### Task objective
Copy exactly, and only, the lines between the line holding "Clone this chart in matplotlib." and the line holding "W, H = 1291, 735", inclusive; skip the pictures.

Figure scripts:
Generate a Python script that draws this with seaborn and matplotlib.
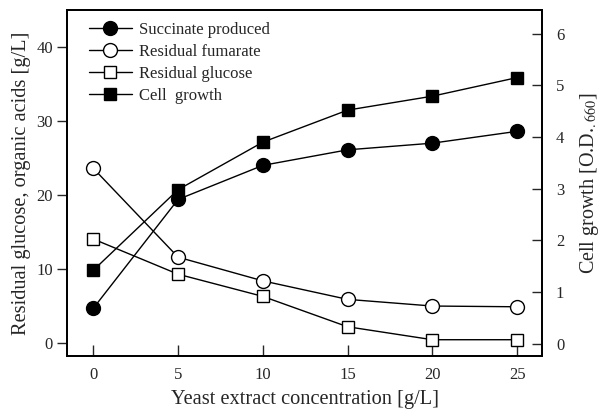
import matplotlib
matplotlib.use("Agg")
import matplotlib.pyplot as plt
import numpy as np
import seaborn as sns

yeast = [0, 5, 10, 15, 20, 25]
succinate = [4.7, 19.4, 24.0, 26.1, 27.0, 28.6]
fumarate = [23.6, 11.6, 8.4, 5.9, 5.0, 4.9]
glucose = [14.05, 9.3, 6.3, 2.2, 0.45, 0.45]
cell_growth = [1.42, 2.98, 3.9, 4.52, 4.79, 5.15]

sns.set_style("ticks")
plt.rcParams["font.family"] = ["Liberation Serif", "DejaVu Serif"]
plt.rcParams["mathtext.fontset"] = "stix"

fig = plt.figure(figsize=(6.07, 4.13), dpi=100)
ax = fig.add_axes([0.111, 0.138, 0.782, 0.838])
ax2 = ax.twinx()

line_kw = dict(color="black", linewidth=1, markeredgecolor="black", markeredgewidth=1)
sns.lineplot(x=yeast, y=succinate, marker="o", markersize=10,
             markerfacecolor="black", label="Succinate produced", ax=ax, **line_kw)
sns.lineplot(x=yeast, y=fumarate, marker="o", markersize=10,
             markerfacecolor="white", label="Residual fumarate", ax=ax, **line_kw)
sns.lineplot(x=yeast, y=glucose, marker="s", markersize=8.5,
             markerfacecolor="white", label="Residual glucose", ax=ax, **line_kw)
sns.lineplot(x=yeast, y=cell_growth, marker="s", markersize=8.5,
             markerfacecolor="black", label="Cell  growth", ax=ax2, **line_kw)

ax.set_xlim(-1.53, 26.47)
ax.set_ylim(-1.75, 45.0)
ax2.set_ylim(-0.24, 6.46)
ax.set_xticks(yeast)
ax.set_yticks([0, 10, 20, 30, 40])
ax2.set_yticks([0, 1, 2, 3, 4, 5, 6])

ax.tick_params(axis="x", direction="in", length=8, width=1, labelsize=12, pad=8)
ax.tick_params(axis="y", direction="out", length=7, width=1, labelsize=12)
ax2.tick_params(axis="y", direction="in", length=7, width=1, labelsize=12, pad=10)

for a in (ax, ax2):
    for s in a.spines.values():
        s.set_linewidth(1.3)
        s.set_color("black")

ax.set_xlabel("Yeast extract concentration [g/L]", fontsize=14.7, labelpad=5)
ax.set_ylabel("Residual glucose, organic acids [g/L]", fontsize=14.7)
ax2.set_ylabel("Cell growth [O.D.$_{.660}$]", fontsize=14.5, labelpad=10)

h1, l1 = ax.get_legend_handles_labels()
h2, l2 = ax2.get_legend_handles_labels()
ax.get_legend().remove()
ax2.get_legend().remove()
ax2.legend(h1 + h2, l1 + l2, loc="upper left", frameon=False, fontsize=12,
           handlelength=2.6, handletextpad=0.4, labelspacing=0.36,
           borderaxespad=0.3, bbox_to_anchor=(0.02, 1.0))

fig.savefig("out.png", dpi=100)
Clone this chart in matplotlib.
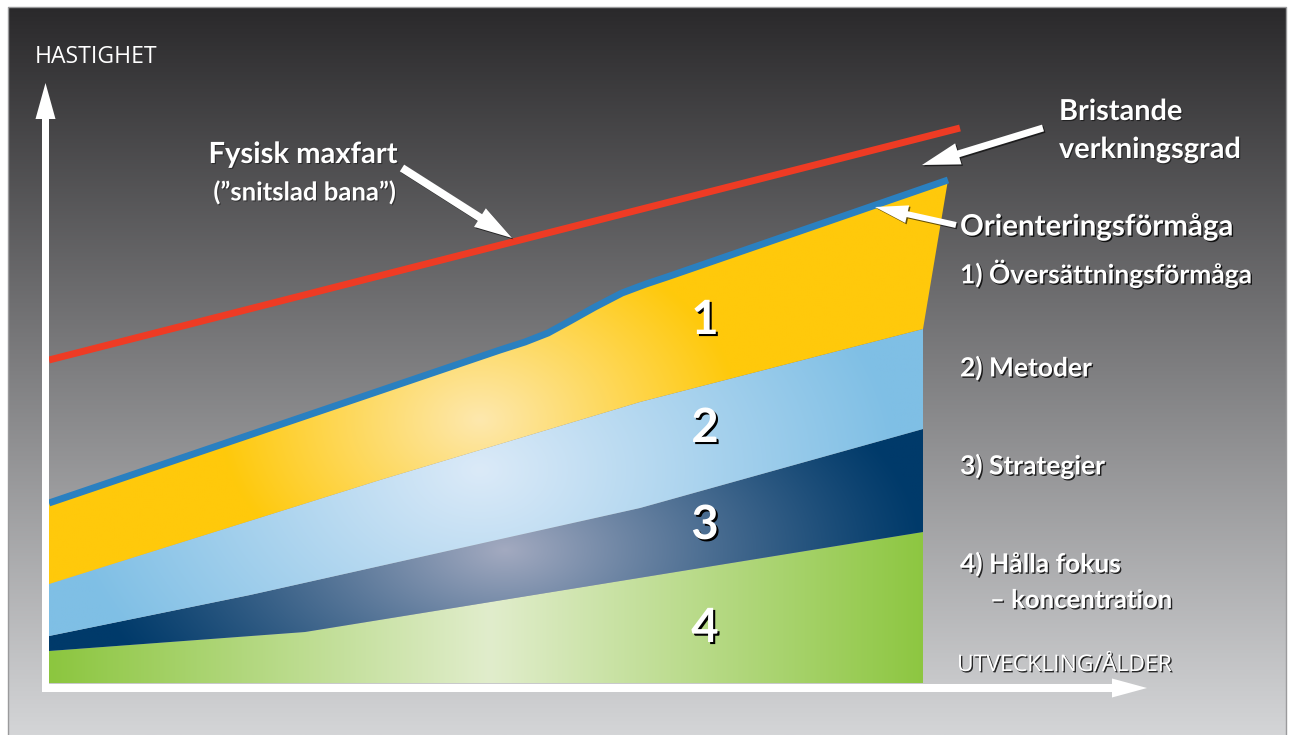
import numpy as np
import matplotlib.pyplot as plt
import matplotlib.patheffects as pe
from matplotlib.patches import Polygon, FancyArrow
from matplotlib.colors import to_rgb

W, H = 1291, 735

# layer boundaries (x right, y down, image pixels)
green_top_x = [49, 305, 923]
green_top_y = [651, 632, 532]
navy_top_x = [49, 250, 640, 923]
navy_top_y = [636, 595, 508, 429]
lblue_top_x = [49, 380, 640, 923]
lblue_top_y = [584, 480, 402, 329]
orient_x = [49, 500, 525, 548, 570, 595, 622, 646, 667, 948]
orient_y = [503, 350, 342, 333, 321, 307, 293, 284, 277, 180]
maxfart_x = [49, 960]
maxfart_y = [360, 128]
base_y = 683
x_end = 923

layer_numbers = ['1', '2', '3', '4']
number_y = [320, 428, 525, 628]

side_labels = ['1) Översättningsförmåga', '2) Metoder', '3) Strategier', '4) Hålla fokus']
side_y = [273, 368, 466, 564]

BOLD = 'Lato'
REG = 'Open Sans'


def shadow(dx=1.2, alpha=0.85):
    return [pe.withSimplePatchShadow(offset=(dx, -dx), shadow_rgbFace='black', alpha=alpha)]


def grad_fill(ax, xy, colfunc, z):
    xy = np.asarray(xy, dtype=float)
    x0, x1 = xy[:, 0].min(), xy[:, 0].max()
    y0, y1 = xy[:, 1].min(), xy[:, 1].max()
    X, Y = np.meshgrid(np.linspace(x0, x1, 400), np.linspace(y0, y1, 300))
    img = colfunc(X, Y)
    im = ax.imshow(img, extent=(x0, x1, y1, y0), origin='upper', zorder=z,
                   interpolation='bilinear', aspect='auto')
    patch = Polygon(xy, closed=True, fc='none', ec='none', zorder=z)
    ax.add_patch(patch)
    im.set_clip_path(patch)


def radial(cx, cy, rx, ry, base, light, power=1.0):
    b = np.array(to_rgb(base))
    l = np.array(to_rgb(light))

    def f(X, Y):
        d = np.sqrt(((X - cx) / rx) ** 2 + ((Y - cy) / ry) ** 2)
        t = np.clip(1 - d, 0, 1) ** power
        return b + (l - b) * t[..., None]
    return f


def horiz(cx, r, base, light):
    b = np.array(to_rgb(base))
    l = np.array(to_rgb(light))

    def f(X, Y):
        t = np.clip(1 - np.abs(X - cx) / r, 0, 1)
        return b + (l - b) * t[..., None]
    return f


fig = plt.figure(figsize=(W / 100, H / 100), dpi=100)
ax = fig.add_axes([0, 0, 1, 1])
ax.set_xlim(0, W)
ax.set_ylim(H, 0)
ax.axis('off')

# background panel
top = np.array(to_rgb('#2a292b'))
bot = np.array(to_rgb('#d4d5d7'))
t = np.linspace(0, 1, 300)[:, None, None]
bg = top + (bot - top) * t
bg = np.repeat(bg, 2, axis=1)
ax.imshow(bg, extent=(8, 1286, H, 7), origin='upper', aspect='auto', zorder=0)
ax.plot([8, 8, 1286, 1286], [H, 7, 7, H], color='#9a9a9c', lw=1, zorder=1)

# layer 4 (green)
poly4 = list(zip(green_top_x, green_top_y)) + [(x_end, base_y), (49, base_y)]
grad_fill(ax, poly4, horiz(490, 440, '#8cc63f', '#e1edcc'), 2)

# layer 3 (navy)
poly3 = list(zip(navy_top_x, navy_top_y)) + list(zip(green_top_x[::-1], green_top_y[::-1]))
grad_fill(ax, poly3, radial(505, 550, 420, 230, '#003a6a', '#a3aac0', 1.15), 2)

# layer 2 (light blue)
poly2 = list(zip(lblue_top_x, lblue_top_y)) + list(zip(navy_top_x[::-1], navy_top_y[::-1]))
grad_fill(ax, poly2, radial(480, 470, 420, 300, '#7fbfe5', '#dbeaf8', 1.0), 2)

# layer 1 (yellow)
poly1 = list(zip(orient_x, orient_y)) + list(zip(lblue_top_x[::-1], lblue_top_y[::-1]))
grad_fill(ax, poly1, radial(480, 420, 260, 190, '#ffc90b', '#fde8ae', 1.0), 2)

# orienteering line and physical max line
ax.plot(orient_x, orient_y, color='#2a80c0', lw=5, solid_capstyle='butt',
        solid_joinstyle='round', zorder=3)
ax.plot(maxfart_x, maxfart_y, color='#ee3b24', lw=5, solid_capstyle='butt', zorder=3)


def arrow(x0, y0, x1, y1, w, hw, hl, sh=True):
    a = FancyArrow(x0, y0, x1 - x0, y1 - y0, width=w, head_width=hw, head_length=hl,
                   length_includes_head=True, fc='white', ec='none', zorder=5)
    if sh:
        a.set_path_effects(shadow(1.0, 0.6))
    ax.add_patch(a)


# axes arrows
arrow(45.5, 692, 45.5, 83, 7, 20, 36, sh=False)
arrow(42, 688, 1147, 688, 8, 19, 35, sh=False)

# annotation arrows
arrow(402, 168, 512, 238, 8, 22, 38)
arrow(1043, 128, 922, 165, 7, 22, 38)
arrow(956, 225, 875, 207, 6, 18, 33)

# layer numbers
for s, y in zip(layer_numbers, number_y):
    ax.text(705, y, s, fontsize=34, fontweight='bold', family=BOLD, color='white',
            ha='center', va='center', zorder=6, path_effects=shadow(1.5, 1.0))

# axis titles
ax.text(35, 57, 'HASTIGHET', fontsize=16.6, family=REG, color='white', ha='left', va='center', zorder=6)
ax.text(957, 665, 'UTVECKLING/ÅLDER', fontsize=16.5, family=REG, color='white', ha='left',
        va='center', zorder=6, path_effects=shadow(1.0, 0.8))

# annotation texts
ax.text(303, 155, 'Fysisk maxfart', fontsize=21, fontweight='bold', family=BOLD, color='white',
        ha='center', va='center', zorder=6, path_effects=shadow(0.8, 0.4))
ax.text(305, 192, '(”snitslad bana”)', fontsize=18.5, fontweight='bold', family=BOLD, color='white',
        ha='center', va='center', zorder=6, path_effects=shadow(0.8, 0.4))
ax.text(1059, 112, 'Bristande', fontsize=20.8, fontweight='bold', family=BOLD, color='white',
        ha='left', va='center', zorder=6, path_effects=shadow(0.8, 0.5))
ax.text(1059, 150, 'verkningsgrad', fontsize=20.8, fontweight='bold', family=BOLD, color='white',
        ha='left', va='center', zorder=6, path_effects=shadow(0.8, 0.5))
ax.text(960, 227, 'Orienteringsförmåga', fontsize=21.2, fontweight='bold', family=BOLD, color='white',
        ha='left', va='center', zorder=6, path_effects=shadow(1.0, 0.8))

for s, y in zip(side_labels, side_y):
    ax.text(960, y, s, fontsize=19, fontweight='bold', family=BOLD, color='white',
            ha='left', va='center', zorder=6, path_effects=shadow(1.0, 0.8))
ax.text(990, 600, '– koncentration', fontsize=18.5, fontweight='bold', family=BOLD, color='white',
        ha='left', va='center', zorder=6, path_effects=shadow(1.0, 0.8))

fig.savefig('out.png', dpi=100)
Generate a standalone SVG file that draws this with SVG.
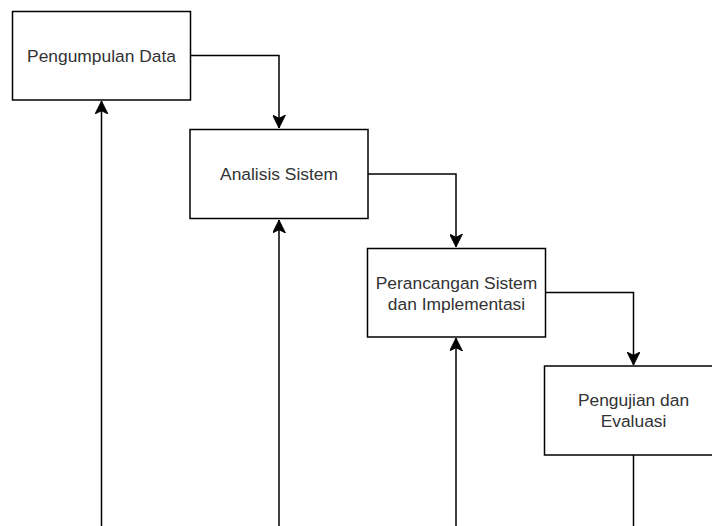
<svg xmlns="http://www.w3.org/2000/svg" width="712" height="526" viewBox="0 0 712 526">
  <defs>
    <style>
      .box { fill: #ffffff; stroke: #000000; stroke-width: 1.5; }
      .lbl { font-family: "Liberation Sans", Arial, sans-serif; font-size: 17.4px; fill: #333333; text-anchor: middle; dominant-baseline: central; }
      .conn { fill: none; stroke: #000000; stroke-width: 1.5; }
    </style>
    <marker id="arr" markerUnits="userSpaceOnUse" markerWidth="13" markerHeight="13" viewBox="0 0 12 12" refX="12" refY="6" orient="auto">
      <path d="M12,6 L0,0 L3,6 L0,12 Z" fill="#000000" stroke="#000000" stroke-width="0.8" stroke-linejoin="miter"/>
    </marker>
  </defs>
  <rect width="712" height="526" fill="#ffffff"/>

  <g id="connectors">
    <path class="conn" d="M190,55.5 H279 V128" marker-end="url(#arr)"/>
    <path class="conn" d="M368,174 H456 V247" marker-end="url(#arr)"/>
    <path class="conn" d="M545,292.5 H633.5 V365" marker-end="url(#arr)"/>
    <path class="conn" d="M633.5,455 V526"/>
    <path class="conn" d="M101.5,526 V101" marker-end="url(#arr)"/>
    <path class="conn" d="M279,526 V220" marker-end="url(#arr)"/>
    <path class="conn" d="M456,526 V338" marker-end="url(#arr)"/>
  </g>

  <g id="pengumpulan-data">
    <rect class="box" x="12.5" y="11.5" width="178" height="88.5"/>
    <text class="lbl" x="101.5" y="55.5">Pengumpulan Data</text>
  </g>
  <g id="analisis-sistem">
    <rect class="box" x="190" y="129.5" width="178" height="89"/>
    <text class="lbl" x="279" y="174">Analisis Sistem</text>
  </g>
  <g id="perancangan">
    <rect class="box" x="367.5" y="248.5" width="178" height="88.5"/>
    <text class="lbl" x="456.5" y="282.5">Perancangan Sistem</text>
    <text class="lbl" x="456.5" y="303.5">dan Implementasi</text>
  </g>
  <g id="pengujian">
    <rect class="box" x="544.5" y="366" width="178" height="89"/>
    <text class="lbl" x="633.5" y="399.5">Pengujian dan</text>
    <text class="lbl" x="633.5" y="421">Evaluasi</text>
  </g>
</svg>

### Exercise response
Clone this chart in matplotlib.
import numpy as np
import matplotlib.pyplot as plt
import matplotlib.patheffects as pe
from matplotlib.patches import Polygon, FancyArrow
from matplotlib.colors import to_rgb

W, H = 1291, 735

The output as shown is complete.